The name of the band’s fourth – and, in some ways, best – album, taken from a Peter Sellers quote from A Shot In The Dark, “It’s all part of life’s rich pageant”. The sub editor-baiting title, which really should have an apostrophe, is down to an error by Stipe, who typed it up manually and then, being a daffy stream-of-consciousness sort, decided he liked it. And why not? Clouseau would approve.

The group’s most famous contribution to the world of film, they – or, at least, Buck and Mills – wrote the soundtrack for Milos Forman’s excellent biopic of Andy Kaufman (Jim Carrey), who was immortalized in the R.E.M. song of the same name. The soundtrack is at times haunting: Miracle is excellent, as is the instrumental version of the title track, while an in-character Carrey duets with Stipe on the jaunty 'This Friendly World'.

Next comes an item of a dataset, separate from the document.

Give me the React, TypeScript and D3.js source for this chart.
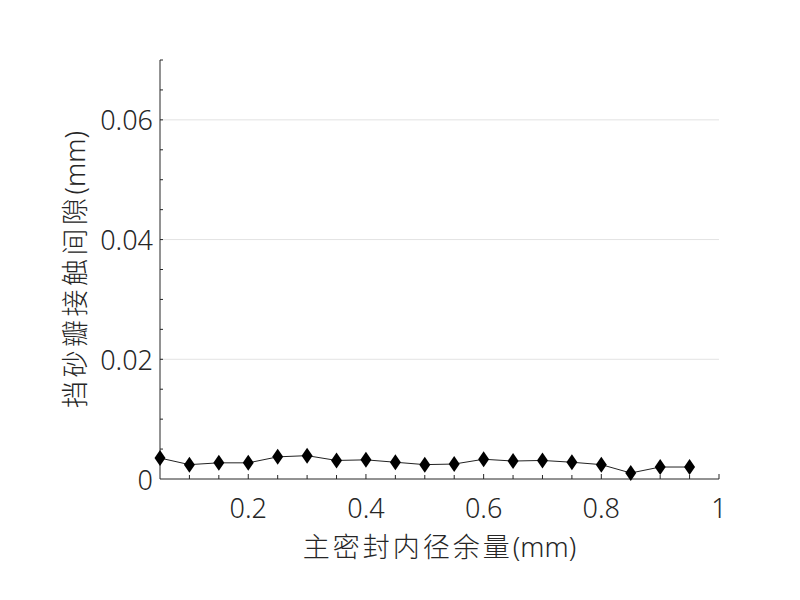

A paean to the late actor, Montgomery Clift, whose career went downhill following a horrendous car accident in 1956. “Don’t you waste your breath for the silver screen,” sings Stipe in the chorus, which could be interpreted as a growl from Clift’s POV. A raw deal, indeed.

Arguably the best track off their underrated penultimate album, Accelerate, this brilliant, dark fever dream – a distillation of all Stipe’s dream world imagery throughout his career as a lyricist – paints a future dystopia where submarines are powered by song, and namechecks Blade Runner’s “Tyrell and his mechanical owl”, all part of the happy funtime dreamland that is Stipe’s subconscious. Most of us just eat giant marshmallows.

In this strange howling track from 1987’s Document, Stipe incorporates very deliberate filmic imagery into his lyrics: ‘show some water, pan the track’ and ‘close up hands, silhouette’; evocative stuff in one of the band’s most cinematic-sounding tracks.

The penultimate cut on their last album, Collapse Into Now, sees Stipe ruminate on the nature of fame and heroism, reimagining the setting of Neil Young’s 'Pocahontas', which recounted a fictional meeting between Young, Pocahontas and Marlon Brando. Best Come Dine With Me ever.

The most glorious love letter to movie stardom and Hollywood in R.E.M.’s career comes in the second verse of this swooning ballad, the last track on their magnificent 1996 album, New Adventures In Hi-Fi. Imagining a scenario where the listener is swooping spectrally through Los Angeles, Stipe identifies with the pretty young hellraising things that lit up Mulholland Drive over the years: “I’m Martin Sheen,” he sings, “I’m Steve McQueen, I’m Jimmy Dean.” OK, it doesn’t hurt that their names rhyme.

Essentially a song about the late River Phoenix, one of Stipe’s closest friends ('Let Me In', from Monster, is about Kurt Cobain, in a similar vein), this raucous rocker from New Adventures may seem impersonal in the verses (“Bus punch avalanche!”) but comes together for a howling lament in the chorus, that can only have come from the heart for Stipe. “Here it comes!” he cries, while Mike Mills wails in the background, “I’m carried away.” And then the kicker in the last verse – “You will be young forever; there’s so much that I can’t do.” Naked, helpless, powerful.

Another track from Collapse Into Now, this barnstorming rocker is short but sweet, which means that Stipe has to work hard to cram a flotilla of movie references into the second verse. But he manages it anyway. You can make up your own minds about whether the reference to the "'74 Torino" is a tip of the hat to Clint Eastwood, but there's no doubting the namechecking of "Sharon Stone Casino" and "Scarface Al Pacino". Have we been given an inadvertent insight into the ultimate Friday night double-bill chez Stipey?